When I review a tea, I will identify the following information: Source – “Name.” Style, including loose, bag, or sachet. Appearance, referring to the appearance of the leaves dry. Liquor, referring to the appearance of the brewed drink. Smell, referring to the brewed liquor. Taste (self-explanatory). Other insights. Finally, I will give it a score from 1 to 10. Anything in the 1-3 range is something that I disliked and am unlikely to consume again. Anything in the 4-6 range is okay; I am not likely going to buy it again, but if I came across it and wasn’t paying (or past my fairly low caffeine tolerance for the day), I probably would consume again. Anything in the 7-9 range is something I liked, and the higher the score the more likely I will try to keep the particular tea around. I intend to use a 10 rating very rarely, and only for the very best.

General notes:

I don’t like milk or sugar in my tea, except for an Indian style chai masala and certain other exceptional cases.

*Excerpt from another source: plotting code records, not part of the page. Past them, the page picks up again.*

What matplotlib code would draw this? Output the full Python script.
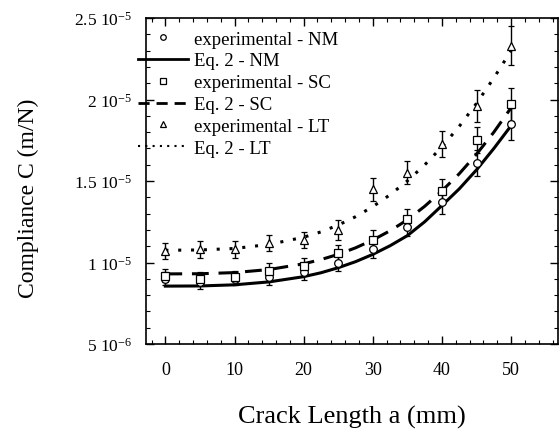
import numpy as np
import matplotlib
matplotlib.use("Agg")
import matplotlib.pyplot as plt
from matplotlib.ticker import MultipleLocator, FixedLocator

plt.rcParams["font.family"] = ["Liberation Serif", "DejaVu Serif"]
plt.rcParams["mathtext.fontset"] = "custom"
plt.rcParams["mathtext.rm"] = "Liberation Serif"
plt.rcParams["mathtext.it"] = "Liberation Serif:italic"

# crack length (mm)
a_exp = [0, 5, 10, 15, 20, 25, 30, 35, 40, 45, 50]

# experimental compliance (x 1e-5 m/N)
c_nm = [0.90, 0.88, 0.90, 0.91, 0.94, 1.00, 1.08, 1.22, 1.37, 1.61, 1.85]
c_sc = [0.92, 0.90, 0.91, 0.95, 0.98, 1.06, 1.14, 1.27, 1.44, 1.75, 1.97]
c_lt = [1.07, 1.08, 1.08, 1.12, 1.14, 1.20, 1.45, 1.55, 1.73, 1.96, 2.33]
err_nm = [0.04, 0.04, 0.04, 0.05, 0.05, 0.05, 0.05, 0.06, 0.07, 0.08, 0.10]
err_sc = [0.04, 0.04, 0.04, 0.05, 0.05, 0.05, 0.06, 0.06, 0.07, 0.08, 0.10]
err_lt = [0.05, 0.05, 0.05, 0.05, 0.05, 0.06, 0.07, 0.07, 0.08, 0.10, 0.12]

# Eq. 2 curves (x 1e-5 m/N)
a_fit = [0, 5, 10, 15, 20, 22.5, 25, 27.5, 30, 32.5, 35, 37.5, 40, 42.5, 45, 47.5, 50]
f_nm = [0.855, 0.856, 0.863, 0.881, 0.913, 0.937, 0.968, 1.005, 1.050, 1.103, 1.165, 1.250, 1.350, 1.452, 1.569, 1.700, 1.840]
f_sc = [0.930, 0.931, 0.938, 0.957, 0.992, 1.018, 1.050, 1.090, 1.138, 1.195, 1.262, 1.345, 1.440, 1.545, 1.665, 1.800, 1.950]
f_lt = [1.075, 1.077, 1.086, 1.111, 1.155, 1.188, 1.230, 1.281, 1.343, 1.416, 1.501, 1.599, 1.710, 1.836, 1.977, 2.133, 2.300]

ytick_vals = [0.5, 1.0, 1.5, 2.0, 2.5]
ytick_labels = ["5 10$^{-6}$", "1 10$^{-5}$", "1.5 10$^{-5}$", "2 10$^{-5}$", "2.5 10$^{-5}$"]

fig = plt.figure(figsize=(5.6, 4.35), dpi=100)
ax = fig.add_axes([0.2607, 0.207, 0.736, 0.749])

scale = 1e-5
a_exp = np.array(a_exp)
ebkw = dict(ecolor="black", elinewidth=1.0, capsize=2.5, capthick=1.0, linestyle="none",
            markersize=5.5, markeredgecolor="black", markerfacecolor="white", markeredgewidth=0.9)

ax.errorbar(a_exp, np.array(c_nm) * scale, yerr=np.array(err_nm) * scale, marker="o", **ebkw)
ax.plot(np.array(a_fit), np.array(f_nm) * scale, color="black", lw=2.2)
ax.errorbar(a_exp, np.array(c_sc) * scale, yerr=np.array(err_sc) * scale, marker="s", **ebkw)
ax.plot(np.array(a_fit), np.array(f_sc) * scale, color="black", lw=2.2, linestyle=(0, (5.5, 3.2)))
ax.errorbar(a_exp, np.array(c_lt) * scale, yerr=np.array(err_lt) * scale, marker="^", **ebkw)
ax.plot(np.array(a_fit), np.array(f_lt) * scale, color="black", lw=2.2, linestyle=(0, (1, 3.2)))

# legend handles
h1 = ax.plot([], [], "o", color="black", mfc="white", ms=4, mew=0.9)[0]
h2 = ax.plot([], [], color="black", lw=2.0)[0]
h3 = ax.plot([], [], "s", color="black", mfc="white", ms=4, mew=0.9)[0]
h4 = ax.plot([], [], color="black", lw=2.0, linestyle=(0, (4, 2.5)))[0]
h5 = ax.plot([], [], "^", color="black", mfc="white", ms=4, mew=0.9)[0]
h6 = ax.plot([], [], color="black", lw=1.5, linestyle=(0, (1, 2.5)))[0]
ax.legend([h1, h2, h3, h4, h5, h6],
          ["experimental - NM", "Eq. 2 - NM", "experimental - SC", "Eq. 2 - SC",
           "experimental - LT", "Eq. 2 - LT"],
          loc="upper left", bbox_to_anchor=(-0.02, 0.962), frameon=False,
          fontsize=13.5, handlelength=2.7, handletextpad=0.3, labelspacing=0.25,
          borderpad=0.0, borderaxespad=0.0)

ax.set_xlim(-2.8, 56.8)
ax.set_ylim(0.5 * scale, 2.5 * scale)
ax.xaxis.set_major_locator(FixedLocator([0, 10, 20, 30, 40, 50]))
ax.xaxis.set_minor_locator(MultipleLocator(2))
ax.yaxis.set_major_locator(FixedLocator(np.array(ytick_vals) * scale))
ax.set_yticklabels(ytick_labels)
ax.yaxis.set_minor_locator(MultipleLocator(0.1 * scale))
ax.tick_params(which="both", direction="in", top=True, right=True, color="black")
ax.tick_params(axis="x", labelsize=13, pad=12)
ax.tick_params(axis="y", labelsize=12.5, pad=10)
ax.tick_params(which="major", length=6, width=1.0)
ax.tick_params(which="minor", length=3, width=0.8)
for s in ax.spines.values():
    s.set_linewidth(1.2)

ax.set_xlabel("Crack Length a (mm)", fontsize=19, labelpad=20)
ax.set_ylabel("Compliance C (m/N)", fontsize=17)
ax.yaxis.set_label_coords(-0.26, 0.45)

fig.savefig("out.png", dpi=100, facecolor="white")
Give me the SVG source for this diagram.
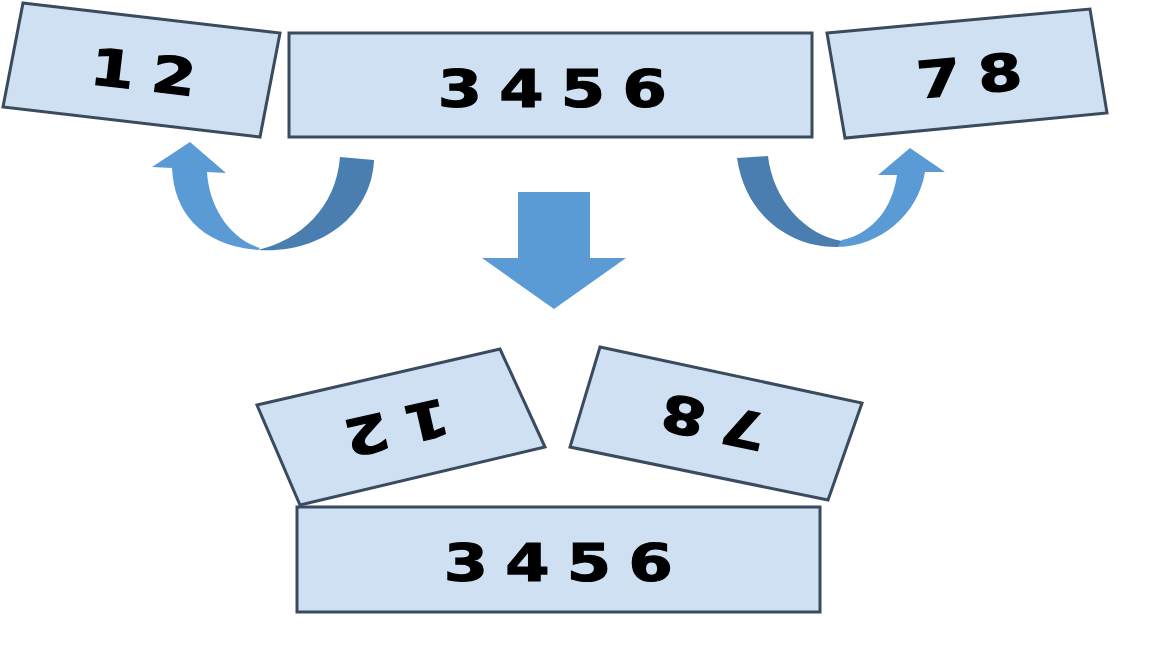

Many black teas are blended to be more on the bitter side, and thus to call for sugar to soften and round the flavors. When I think to try sugar in such a black, my review will note any difference between the straight and sugared taste. I’m doing that for the review process, because if something requires sugar, I’m unlikely to commit to it for one of my standard teas. I can’t imagine using sugar in a green, oolong, or white tea, so don’t expect that distinction in reviews of those types.